Screen printing equipment specialist DEK is reporting much faster file transfers between sites around the world without the cost of massive pipe expansion, since rolling out Steelhead network appliances.
"After running the figures we realised that we were looking at a very quick ROI and a total saving of around $480,000 over six years," states Steve Sheriff, DEK's global infrastructure manager. "It was a ringing endorsement of just how positive an investment this was for our company."
Sheriff explains that DEK had been suffering from sluggish WAN performance, due in part to application-level and TCP 'chattiness' and the sheer cost of continually expanding its bandwidth.
Business critical ERP transactions, for example, were taking up to six seconds per keystroke, and there were issues with applications such as Lotus Notes.
The bottom line: WAN pipe capacity would have had to double every three years, alongside local server installations, to sustain traffic and ensure ensure optimal productivity and workflow, he says.
Hence the decision to go for a new WAN architecture and use de-duplication technology to streamline the data flow, using Steelhead appliances from Riverbed.
"Our sister company had already presented its Riverbed solution to the rest of the group a couple of years ago, so we knew it was tried, tested and worked for them. We detailed our security hardware reseller Epic Net with the name of the vendor, and they approached them on our behalf."
That led to Riverbed UK VAD (value added distributor) Zycko, which replicated file transfers and mirrored DEK's network conditions, quickly reducing transfer times from seven minutes to three, and then seconds, during trials.
Sheriff says he was so impressed that he went for a 30-day trial of the Riverbed solution. Zycko pre-configured the units with DEK and Epic Net, and the manufacturer's infrastructure team then installed Steelhead appliances at its offices in Zurich, Switzerland, Weymouth, UK, and Shenzhen, China.
"File transfers between the UK, Switzerland and China were considerably faster: the time taken to transfer a large file dropped from 146 seconds to just 14. The Chinese team also reported a four times increase in the speed of ERP access, which resulted in significantly increased productivity," states Sheriff.
"In order to achieve the bandwidth acceleration experienced by the Swiss office we'd have needed to have leased an 8Mb line, four times bigger than the one we were using, at a cost of $85,000 per annum," he continues. "Replicating the Chinese performance improvement would have required a 9.5Mb line, four and a half times the size of the incumbent line, at a lease cost of $100,000."

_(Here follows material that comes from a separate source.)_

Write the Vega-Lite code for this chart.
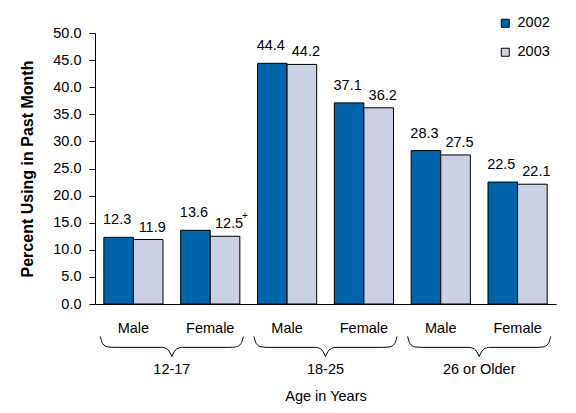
{
  "$schema": "https://vega.github.io/schema/vega-lite/v6.json",
  "width": 461,
  "height": 271,
  "autosize": {"type": "none"},
  "padding": {"left": 95, "top": 33, "right": 20, "bottom": 109},
  "config": {
    "view": {"stroke": null},
    "font": "Liberation Sans",
    "axis": {"labelFont": "Liberation Sans", "titleFont": "Liberation Sans", "labelColor": "black", "titleColor": "black", "domainColor": "black", "tickColor": "black", "grid": false},
    "legend": {"labelFont": "Liberation Sans"}
  },
  "datasets": {
    "bars": [
      {"age": "12-17", "sex": "Male", "group": "12-17|Male", "year": "2002", "value": 12.3, "note": ""},
      {"age": "12-17", "sex": "Male", "group": "12-17|Male", "year": "2003", "value": 11.9, "note": ""},
      {"age": "12-17", "sex": "Female", "group": "12-17|Female", "year": "2002", "value": 13.6, "note": ""},
      {"age": "12-17", "sex": "Female", "group": "12-17|Female", "year": "2003", "value": 12.5, "note": "+"},
      {"age": "18-25", "sex": "Male", "group": "18-25|Male", "year": "2002", "value": 44.4, "note": ""},
      {"age": "18-25", "sex": "Male", "group": "18-25|Male", "year": "2003", "value": 44.2, "note": ""},
      {"age": "18-25", "sex": "Female", "group": "18-25|Female", "year": "2002", "value": 37.1, "note": ""},
      {"age": "18-25", "sex": "Female", "group": "18-25|Female", "year": "2003", "value": 36.2, "note": ""},
      {"age": "26 or Older", "sex": "Male", "group": "26 or Older|Male", "year": "2002", "value": 28.3, "note": ""},
      {"age": "26 or Older", "sex": "Male", "group": "26 or Older|Male", "year": "2003", "value": 27.5, "note": ""},
      {"age": "26 or Older", "sex": "Female", "group": "26 or Older|Female", "year": "2002", "value": 22.5, "note": ""},
      {"age": "26 or Older", "sex": "Female", "group": "26 or Older|Female", "year": "2003", "value": 22.1, "note": ""}
    ],
    "braces": [
      {"group": "12-17|Male", "part": "a-L", "off": -0.06, "value": -6.0}, {"group": "12-17|Male", "part": "a-L", "off": -0.02, "value": -7.3}, {"group": "12-17|Male", "part": "a-L", "off": 0.06, "value": -7.9}, {"group": "12-17|Male", "part": "a-L", "off": 0.19, "value": -8.0}, {"group": "12-17|Male", "part": "a-L", "off": 0.97, "value": -8.0}, {"group": "12-17|Male", "part": "a-L", "off": 1.07, "value": -8.3}, {"group": "12-17|Male", "part": "a-L", "off": 1.15, "value": -9.7},
      {"group": "12-17|Female", "part": "a-R", "off": -0.15, "value": -9.7}, {"group": "12-17|Female", "part": "a-R", "off": -0.07, "value": -8.3}, {"group": "12-17|Female", "part": "a-R", "off": 0.03, "value": -8.0}, {"group": "12-17|Female", "part": "a-R", "off": 0.81, "value": -8.0}, {"group": "12-17|Female", "part": "a-R", "off": 0.94, "value": -7.9}, {"group": "12-17|Female", "part": "a-R", "off": 1.02, "value": -7.3}, {"group": "12-17|Female", "part": "a-R", "off": 1.06, "value": -6.0},
      {"group": "18-25|Male", "part": "b-L", "off": -0.06, "value": -6.0}, {"group": "18-25|Male", "part": "b-L", "off": -0.02, "value": -7.3}, {"group": "18-25|Male", "part": "b-L", "off": 0.06, "value": -7.9}, {"group": "18-25|Male", "part": "b-L", "off": 0.19, "value": -8.0}, {"group": "18-25|Male", "part": "b-L", "off": 0.97, "value": -8.0}, {"group": "18-25|Male", "part": "b-L", "off": 1.07, "value": -8.3}, {"group": "18-25|Male", "part": "b-L", "off": 1.15, "value": -9.7},
      {"group": "18-25|Female", "part": "b-R", "off": -0.15, "value": -9.7}, {"group": "18-25|Female", "part": "b-R", "off": -0.07, "value": -8.3}, {"group": "18-25|Female", "part": "b-R", "off": 0.03, "value": -8.0}, {"group": "18-25|Female", "part": "b-R", "off": 0.81, "value": -8.0}, {"group": "18-25|Female", "part": "b-R", "off": 0.94, "value": -7.9}, {"group": "18-25|Female", "part": "b-R", "off": 1.02, "value": -7.3}, {"group": "18-25|Female", "part": "b-R", "off": 1.06, "value": -6.0},
      {"group": "26 or Older|Male", "part": "c-L", "off": -0.06, "value": -6.0}, {"group": "26 or Older|Male", "part": "c-L", "off": -0.02, "value": -7.3}, {"group": "26 or Older|Male", "part": "c-L", "off": 0.06, "value": -7.9}, {"group": "26 or Older|Male", "part": "c-L", "off": 0.19, "value": -8.0}, {"group": "26 or Older|Male", "part": "c-L", "off": 0.97, "value": -8.0}, {"group": "26 or Older|Male", "part": "c-L", "off": 1.07, "value": -8.3}, {"group": "26 or Older|Male", "part": "c-L", "off": 1.15, "value": -9.7},
      {"group": "26 or Older|Female", "part": "c-R", "off": -0.15, "value": -9.7}, {"group": "26 or Older|Female", "part": "c-R", "off": -0.07, "value": -8.3}, {"group": "26 or Older|Female", "part": "c-R", "off": 0.03, "value": -8.0}, {"group": "26 or Older|Female", "part": "c-R", "off": 0.81, "value": -8.0}, {"group": "26 or Older|Female", "part": "c-R", "off": 0.94, "value": -7.9}, {"group": "26 or Older|Female", "part": "c-R", "off": 1.02, "value": -7.3}, {"group": "26 or Older|Female", "part": "c-R", "off": 1.06, "value": -6.0}
    ]
  },
  "data": {"name": "bars"},
  "encoding": {
    "x": {"field": "group", "type": "nominal", "sort": ["12-17|Male", "12-17|Female", "18-25|Male", "18-25|Female", "26 or Older|Male", "26 or Older|Female"],
      "scale": {"type": "band", "paddingInner": 0.23, "paddingOuter": 0.115},
      "axis": {"orient": "bottom", "title": "Age in Years", "titleFontSize": 14.5, "titleFontWeight": "normal", "titlePadding": 55,
        "ticks": false, "labelPadding": 17, "labelAngle": 0,
        "labelExpr": "split(datum.value, '|')[1]", "labelFontSize": 14.5}},
    "xOffset": {"field": "year", "type": "nominal", "scale": {"type": "band", "domain": ["2002", "2003"], "paddingInner": 0, "paddingOuter": 0}},
    "y": {"field": "value", "type": "quantitative", "scale": {"domain": [0, 50], "nice": false},
      "axis": {"title": "Percent Using in Past Month", "titleFontSize": 16, "titleFontWeight": "bold", "titlePadding": 17,
        "values": [0, 5, 10, 15, 20, 25, 30, 35, 40, 45, 50], "format": ".1f", "labelFontSize": 14.5, "tickSize": 6, "labelPadding": 8}}
  },
  "layer": [
    {
      "mark": {"type": "bar", "stroke": "black", "strokeWidth": 1},
      "encoding": {
        "color": {"field": "year", "type": "nominal",
          "scale": {"domain": ["2002", "2003"], "range": ["#0064A8", "#C9D1E3"]},
          "legend": {"title": null, "orient": "none", "legendX": 403, "legendY": -17, "symbolType": "square", "symbolSize": 64,
            "symbolStrokeColor": "black", "symbolStrokeWidth": 1, "labelFontSize": 14.5, "rowPadding": 14, "labelOffset": 5}}
      }
    },
    {
      "transform": [{"filter": "datum.year == '2002'"}],
      "mark": {"type": "text", "baseline": "alphabetic", "dx": -1.5, "dy": -13, "fontSize": 14.5, "color": "black"},
      "encoding": {"text": {"field": "value", "type": "quantitative", "format": ".1f"}}
    },
    {
      "transform": [{"filter": "datum.year == '2003'"}],
      "mark": {"type": "text", "baseline": "alphabetic", "dx": 4, "dy": -8, "fontSize": 14.5, "color": "black"},
      "encoding": {"text": {"field": "value", "type": "quantitative", "format": ".1f"}}
    },
    {
      "transform": [{"filter": "datum.note != ''"}],
      "mark": {"type": "text", "baseline": "alphabetic", "dx": 20, "dy": -17, "fontSize": 10, "color": "black"},
      "encoding": {"text": {"field": "note", "type": "nominal"}}
    },
    {
      "data": {"name": "braces"},
      "mark": {"type": "line", "color": "black", "strokeWidth": 1, "interpolate": "monotone"},
      "encoding": {
        "xOffset": {"field": "off", "type": "quantitative", "scale": {"domain": [0, 1], "nice": false, "zero": false}},
        "detail": {"field": "part", "type": "nominal"},
        "order": {"field": "off", "type": "quantitative"}
      }
    },
    {
      "transform": [{"filter": "datum.year == '2002' && datum.sex == 'Male'"}],
      "mark": {"type": "text", "baseline": "alphabetic", "fontSize": 14.5, "color": "black"},
      "encoding": {
        "xOffset": {"datum": 1.15, "type": "quantitative", "scale": {"domain": [0, 1], "nice": false, "zero": false}},
        "y": {"datum": -12.9, "type": "quantitative", "scale": {"domain": [0, 50], "nice": false},
          "axis": {"title": "Percent Using in Past Month", "titleFontSize": 16, "titleFontWeight": "bold", "titlePadding": 17,
            "values": [0, 5, 10, 15, 20, 25, 30, 35, 40, 45, 50], "format": ".1f", "labelFontSize": 14.5, "tickSize": 6, "labelPadding": 8}},
        "text": {"field": "age", "type": "nominal"}
      }
    }
  ],
  "resolve": {"scale": {"xOffset": "independent"}}
}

Sheriff also ran what he describes as a brief trial of Steelhead Mobile, which showed similar results to the site-to-site tests, with applications such as Lotus Notes no longer needing to create local file replicas, but running directly from the remote server.
"Those results have subsequently led to us purchasing concurrent Steelhead Mobile licensing for 300-400 company laptops," he states.
As for the future, Sheriff's team is now testing the Riverbed Services Platform (RSP).
"Each Steelhead appliance has enough computing capacity for us to run a number of virtual machines from it", he explains.
"We recently purchased RSP and created a 'thin office' in Taiwan using only the box and an Internet connection. This is something we will definitely explore further in future, as it would mean small offices need zero server infrastructure – resulting in huge capital and operational savings."